Ayelet Gundar-Goshen’s The Wolf Hunt (Pushkin, 2024, £9.99) is more family novel than thriller, though it is presented in part as the latter. The vexed relationships of mother and son interact with those of Israelis in America, and against a backdrop of school feuds, victim-claiming, drugs and possible murder. Did not work well for me, as the paranoia and psychology too much to the fore.

Robert van Gulick’s The Chinese Gold Murders (1959; Penguin, 2024) is an apt choice for this exciting new Penguin series as it is the first story in terms of series setting (not first written) in the Dutch diplomat’s Judge Dee series, one that drew on his knowledge of Tang dynasty China and that were based on a character from a later Chinese detective novel based on the stories of a seventh century judge. The Chinese Gold Murders are fascinating both for plot and for context. Chinese society is presented as a complex interplay of lawlessness and order, with the judge also head of policing and able to threaten the use of physical violence. The surprising death of Dee’s predecessor and the appearance of occult figures, including the ghost of this magistrate as well as a weretiger give the plot plenty of energy and interest. An excellent read.
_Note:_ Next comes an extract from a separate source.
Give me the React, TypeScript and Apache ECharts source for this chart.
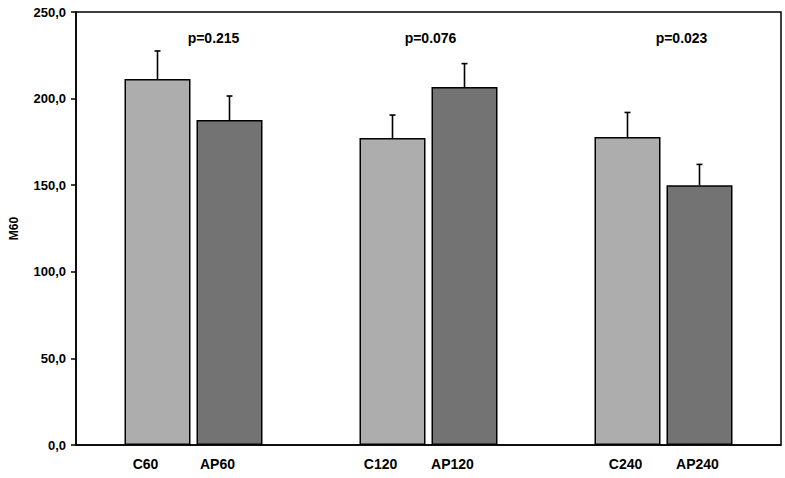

After his widely popular, but overrated and somewhat played out, Thursday Murder Club series, Richard Osman turns to another type of crime fantasy in Here Comes Trouble (Viking, 2024, £22). Introduces François Loubert, the world’s biggest money-smuggler, the somewhat autistic bodyguard for billionaires Amy Wheeler, her retired ex-copper widowed father-in-law, Steve Wheeler, Amy’s self-absorbed celebrity crime author Rosie D’Antonio, Jeff Nolan, the head of Maximum Impact Solutions, and his rival Henk van Veen. The settings range widely, including South Carolina, St Lucia, Dubai, and the New Forest, and one has to assume that the novel is a spoof. It certainly reads as such from cliché excitement beginning to sentimental end. The spoof extends to the minor characters: ‘Max, running a hand through his hair like a grizzled veteran who has seen too much war, rather than like a man who has just had breakfast at The Ivy.’